IMarEST updates position on climate change
Climate change and its impacts are now unequivocally recognised by the majority of the global scientific community as causing long-term shifts in both physical and chemical conditions of the oceans. Such shifts include an increase in the occurrence of extreme episodic events, variability in ocean temperatures and salinity, as well as global wind patterns that cause changes to ocean currents. With ocean acidification devastating coral reef ecosystems and rising sea-levels threatening huge stretches of our coastlines, climate change presents a grim outlook for our planet.
Recognising such dire consequences, climate change is at the very core of the IMarEST’s ethos, which is further emboldened by its vision of a world where marine resources and activities are sustained, managed and developed for the benefit of humanity. Given the imminent threat posed by climate change and the lingering scepticism of a small number of communities and individuals around the world, alongside the unwillingness of governments to accept reality and take action, the IMarEST has updated its position statement.

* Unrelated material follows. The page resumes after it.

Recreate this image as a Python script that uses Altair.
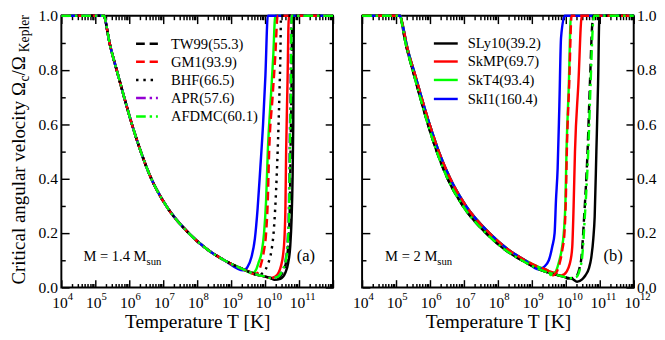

With its influence at an intergovernmental level, the Institute is uniquely placed to effectively engage with a worldwide audience. Through communicating its statement to such a far-reaching community, it hopes to increase understanding of the issue and prompt both governments and individuals to take action.
The IMarEST believes climate change threatens the very survival not only of humanity but all life on earth. The Earth’s climate has always been changing, but the underlying natural processes governing such change are now being fundamentally altered by human activities. Greenhouse gas emissions and land-use changes are both exacerbating and accelerating the natural factors forcing climate change.
The statement arrives ahead of the upcoming meeting of the Intergovernmental Panel on Climate Change (IPCC) in September, which is expected to approve a Special Report on the Ocean and Cryosphere in a Changing Climate (SROCC). The IMarEST hopes that its position statement will reinforce the SROCC and will facilitate the critical need to begin addressing the UN’s Sustainable Development Goal (SDG) 14, on ocean sustainability, in relation to its goal on climate action.
To facilitate this conjoined approach, it is imperative that initiatives and partnerships related to the oceans are utilised to maximum effect. The UK’s Marine Climate Change Impacts Partnership reporting on climate change in marine areas, the Ocean Pathway Partnership to large ocean states and the Because the Ocean initiative are but three examples that will be crucial in making the Paris Agreement implementation guidelines ocean-friendly. The IMarEST is committed to its continued support of such enterprises and will continue to seek new initiatives and partnerships to further strengthen its efforts to mitigate the effects of climate change on the marine environment.
Once the final SROCC report is released later this year, the IMarEST will expand upon its statement to further address the finer details of emerging effects of climate change specifically relating to the oceans.